:: Given data

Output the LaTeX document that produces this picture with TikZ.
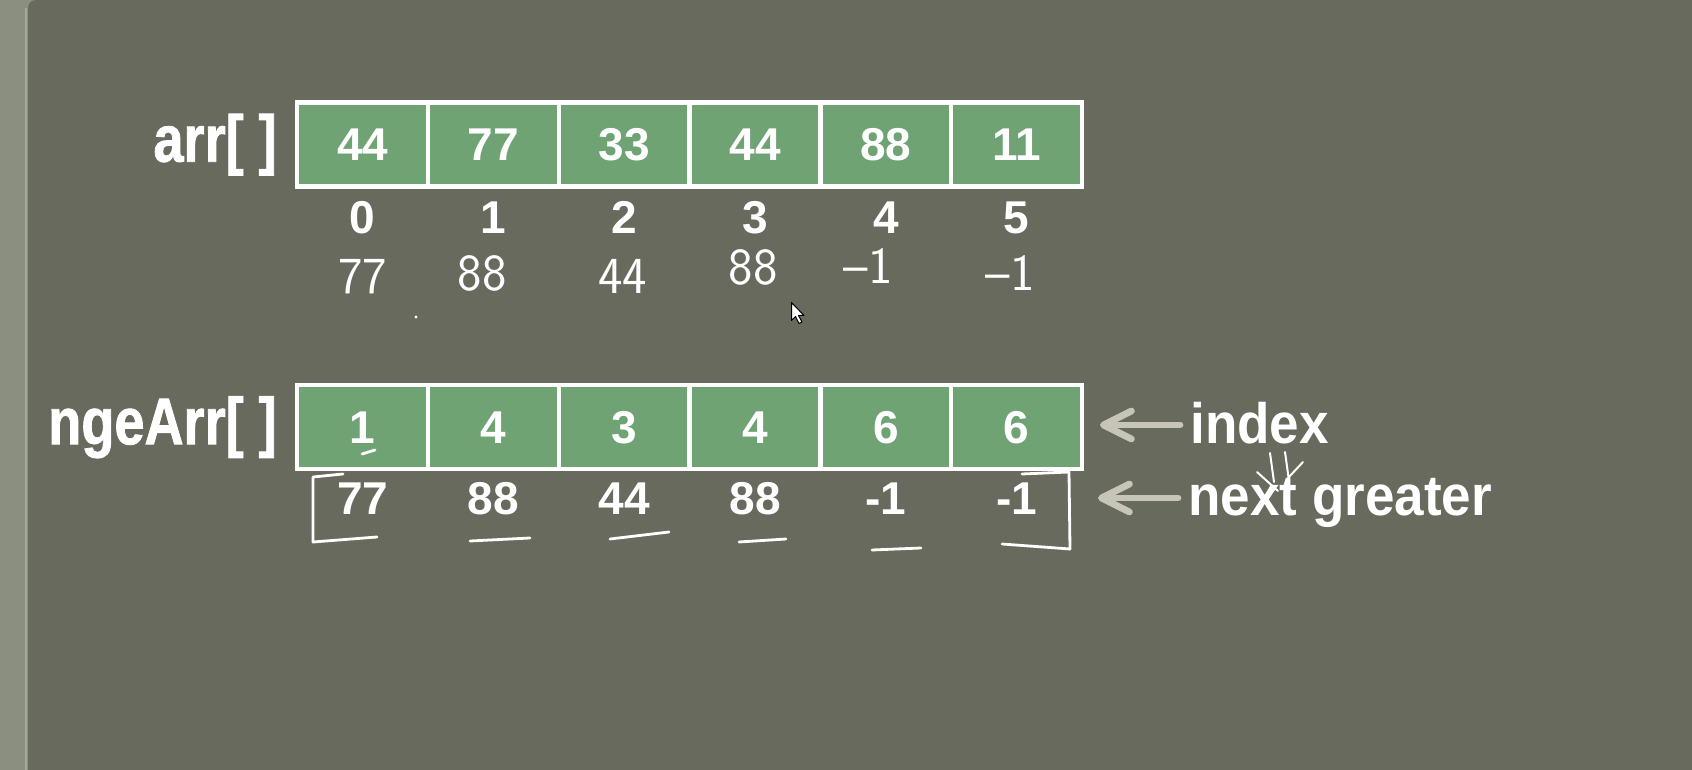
\documentclass[tikz,border=0pt]{standalone}
\usepackage{fontspec}
\setmainfont{Liberation Sans}
\newfontfamily\labelfont{Liberation Sans}[FakeStretch=0.82,FakeBold=1.2]
\newfontfamily\notefont{Liberation Sans}[FakeStretch=0.93]
\usepackage{xcolor}
\usetikzlibrary{arrows.meta,positioning}

\definecolor{panelgrey}{RGB}{104,106,94}
\definecolor{stripgrey}{RGB}{138,143,127}
\definecolor{stripedge}{RGB}{165,170,152}
\definecolor{cellgreen}{RGB}{111,163,116}
\definecolor{arrowgrey}{RGB}{199,197,184}

\begin{document}
\begin{tikzpicture}[
    x=0.5pt, y=-0.5pt,
    cell/.style={rectangle, draw=white, line width=2.15pt, fill=cellgreen, minimum width=65.4pt, minimum height=42pt, inner sep=0pt, outer sep=0pt, text=white, font=\fontsize{23}{26}\selectfont\bfseries},
    arrname/.style={inner sep=0pt, text=white, font=\labelfont\fontsize{33}{36}\selectfont\bfseries},
    digit/.style={inner sep=0pt, text=white, font=\fontsize{23}{26}\selectfont\bfseries},
    hand/.style={inner sep=0pt, text=white, font=\sffamily\fontsize{26}{28}\selectfont},
    note/.style={inner sep=0pt, anchor=base west, text=white, font=\notefont\fontsize{28.5}{31}\selectfont\bfseries},
    ink/.style={white, line width=1.4pt, line cap=round, line join=round},
    pointer/.style={-{Straight Barb[length=14pt,width=14pt,round]}, draw=arrowgrey, line width=3.4pt, line cap=round, shorten <=5pt}
]
    % slide background
    \useasboundingbox (0,0) rectangle (1692,770);
    \fill[stripgrey] (0,0) rectangle (1692,770);
    \fill[panelgrey, rounded corners=4pt] (28,0) rectangle (1730,800);
    \draw[stripedge, line width=1pt] (26,8) -- (26,770);

    % arr[ ]
    \node[cell] (a0) at (362.6,144.6) {44};
    \node[cell, right=0pt of a0] (a1) {77};
    \node[cell, right=0pt of a1] (a2) {33};
    \node[cell, right=0pt of a2] (a3) {44};
    \node[cell, right=0pt of a3] (a4) {88};
    \node[cell, right=0pt of a4] (a5) {11};
    \node[arrname, left=10pt of a0] (arrlabel) {arr[ ]};

    \node[digit, below=7.2pt of a0] (i0) {0};
    \node[digit, below=7.2pt of a1] (i1) {1};
    \node[digit, below=7.2pt of a2] (i2) {2};
    \node[digit, below=7.2pt of a3] (i3) {3};
    \node[digit, below=7.2pt of a4] (i4) {4};
    \node[digit, below=7.2pt of a5] (i5) {5};

    % handwritten answers
    \node[hand] (h0) at (362.7,277) {77};
    \node[hand] (h1) at (482,273) {88};
    \node[hand] (h2) at (622.5,276) {44};
    \node[hand] (h3) at (753,267) {88};
    \node[hand] (h4) at (868,266) {–1};
    \node[hand] (h5) at (1010,273) {–1};
    \fill[white] (416,317) circle (1.6);

    % mouse pointer
    \filldraw[fill=white, draw=black, line width=0.5pt, line join=round] (791.5,302.5) -- ++(0,18) -- ++(4,-4) -- ++(3.5,7) -- ++(3,-1.5) -- ++(-3.5,-6.5) -- ++(5.5,0) -- cycle;

    % ngeArr[ ]
    \node[cell] (n0) at (362.6,427.3) {1};
    \node[cell, right=0pt of n0] (n1) {4};
    \node[cell, right=0pt of n1] (n2) {3};
    \node[cell, right=0pt of n2] (n3) {4};
    \node[cell, right=0pt of n3] (n4) {6};
    \node[cell, right=0pt of n4] (n5) {6};
    \node[arrname, left=10pt of n0] (ngelabel) {ngeArr[ ]};

    \node[digit, below=6.35pt of n0] (g0) {77};
    \node[digit, below=6.35pt of n1] (g1) {88};
    \node[digit, below=6.35pt of n2] (g2) {44};
    \node[digit, below=6.35pt of n3] (g3) {88};
    \node[digit, below=6.35pt of n4] (g4) {-1};
    \node[digit, below=6.35pt of n5] (g5) {-1};

    % pen marks
    \draw[ink] (362,454) -- (375,450);
    \draw[ink] (343,474) -- (313,477) -- (313,542) -- (377,537);
    \draw[ink] (470,541) -- (530,538);
    \draw[ink] (610,539) -- (669,532);
    \draw[ink] (739,542) -- (786,539);
    \draw[ink] (872,550) -- (921,548);
    \draw[ink] (1022,474) -- (1069,472) -- (1070,549) -- (1002,544);

    % notes
    \node[note] (idx) at (1190,443) {index};
    \node[note] (nxt) at (1188,515) {next greater};
    \coordinate (idxtip) at (1100,425);
    \coordinate (nxttip) at (1098,498);
    \draw[pointer] (idx.west |- idxtip) -- (idxtip);
    \draw[pointer] (nxt.west |- nxttip) -- (nxttip);

    \draw[ink, line width=1pt] (1257,472) -- (1278,491);
    \draw[ink, line width=1pt] (1270,453) -- (1274,482);
    \draw[ink, line width=1pt] (1285,452) -- (1289,481);
    \draw[ink, line width=1pt] (1288,478) -- (1303,462);
\end{tikzpicture}
\end{document}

::::

# [Task to complete]
Write the full listing out again with every line unchanged, but include no pictures.

# [Result of the task]
Output the LaTeX document that produces this picture with TikZ.
\documentclass[tikz,border=0pt]{standalone}
\usepackage{fontspec}
\setmainfont{Liberation Sans}
\newfontfamily\labelfont{Liberation Sans}[FakeStretch=0.82,FakeBold=1.2]
\newfontfamily\notefont{Liberation Sans}[FakeStretch=0.93]
\usepackage{xcolor}
\usetikzlibrary{arrows.meta,positioning}

\definecolor{panelgrey}{RGB}{104,106,94}
\definecolor{stripgrey}{RGB}{138,143,127}
\definecolor{stripedge}{RGB}{165,170,152}
\definecolor{cellgreen}{RGB}{111,163,116}
\definecolor{arrowgrey}{RGB}{199,197,184}

\begin{document}
\begin{tikzpicture}[
    x=0.5pt, y=-0.5pt,
    cell/.style={rectangle, draw=white, line width=2.15pt, fill=cellgreen, minimum width=65.4pt, minimum height=42pt, inner sep=0pt, outer sep=0pt, text=white, font=\fontsize{23}{26}\selectfont\bfseries},
    arrname/.style={inner sep=0pt, text=white, font=\labelfont\fontsize{33}{36}\selectfont\bfseries},
    digit/.style={inner sep=0pt, text=white, font=\fontsize{23}{26}\selectfont\bfseries},
    hand/.style={inner sep=0pt, text=white, font=\sffamily\fontsize{26}{28}\selectfont},
    note/.style={inner sep=0pt, anchor=base west, text=white, font=\notefont\fontsize{28.5}{31}\selectfont\bfseries},
    ink/.style={white, line width=1.4pt, line cap=round, line join=round},
    pointer/.style={-{Straight Barb[length=14pt,width=14pt,round]}, draw=arrowgrey, line width=3.4pt, line cap=round, shorten <=5pt}
]
    % slide background
    \useasboundingbox (0,0) rectangle (1692,770);
    \fill[stripgrey] (0,0) rectangle (1692,770);
    \fill[panelgrey, rounded corners=4pt] (28,0) rectangle (1730,800);
    \draw[stripedge, line width=1pt] (26,8) -- (26,770);

    % arr[ ]
    \node[cell] (a0) at (362.6,144.6) {44};
    \node[cell, right=0pt of a0] (a1) {77};
    \node[cell, right=0pt of a1] (a2) {33};
    \node[cell, right=0pt of a2] (a3) {44};
    \node[cell, right=0pt of a3] (a4) {88};
    \node[cell, right=0pt of a4] (a5) {11};
    \node[arrname, left=10pt of a0] (arrlabel) {arr[ ]};

    \node[digit, below=7.2pt of a0] (i0) {0};
    \node[digit, below=7.2pt of a1] (i1) {1};
    \node[digit, below=7.2pt of a2] (i2) {2};
    \node[digit, below=7.2pt of a3] (i3) {3};
    \node[digit, below=7.2pt of a4] (i4) {4};
    \node[digit, below=7.2pt of a5] (i5) {5};

    % handwritten answers
    \node[hand] (h0) at (362.7,277) {77};
    \node[hand] (h1) at (482,273) {88};
    \node[hand] (h2) at (622.5,276) {44};
    \node[hand] (h3) at (753,267) {88};
    \node[hand] (h4) at (868,266) {–1};
    \node[hand] (h5) at (1010,273) {–1};
    \fill[white] (416,317) circle (1.6);

    % mouse pointer
    \filldraw[fill=white, draw=black, line width=0.5pt, line join=round] (791.5,302.5) -- ++(0,18) -- ++(4,-4) -- ++(3.5,7) -- ++(3,-1.5) -- ++(-3.5,-6.5) -- ++(5.5,0) -- cycle;

    % ngeArr[ ]
    \node[cell] (n0) at (362.6,427.3) {1};
    \node[cell, right=0pt of n0] (n1) {4};
    \node[cell, right=0pt of n1] (n2) {3};
    \node[cell, right=0pt of n2] (n3) {4};
    \node[cell, right=0pt of n3] (n4) {6};
    \node[cell, right=0pt of n4] (n5) {6};
    \node[arrname, left=10pt of n0] (ngelabel) {ngeArr[ ]};

    \node[digit, below=6.35pt of n0] (g0) {77};
    \node[digit, below=6.35pt of n1] (g1) {88};
    \node[digit, below=6.35pt of n2] (g2) {44};
    \node[digit, below=6.35pt of n3] (g3) {88};
    \node[digit, below=6.35pt of n4] (g4) {-1};
    \node[digit, below=6.35pt of n5] (g5) {-1};

    % pen marks
    \draw[ink] (362,454) -- (375,450);
    \draw[ink] (343,474) -- (313,477) -- (313,542) -- (377,537);
    \draw[ink] (470,541) -- (530,538);
    \draw[ink] (610,539) -- (669,532);
    \draw[ink] (739,542) -- (786,539);
    \draw[ink] (872,550) -- (921,548);
    \draw[ink] (1022,474) -- (1069,472) -- (1070,549) -- (1002,544);

    % notes
    \node[note] (idx) at (1190,443) {index};
    \node[note] (nxt) at (1188,515) {next greater};
    \coordinate (idxtip) at (1100,425);
    \coordinate (nxttip) at (1098,498);
    \draw[pointer] (idx.west |- idxtip) -- (idxtip);
    \draw[pointer] (nxt.west |- nxttip) -- (nxttip);

    \draw[ink, line width=1pt] (1257,472) -- (1278,491);
    \draw[ink, line width=1pt] (1270,453) -- (1274,482);
    \draw[ink, line width=1pt] (1285,452) -- (1289,481);
    \draw[ink, line width=1pt] (1288,478) -- (1303,462);
\end{tikzpicture}
\end{document}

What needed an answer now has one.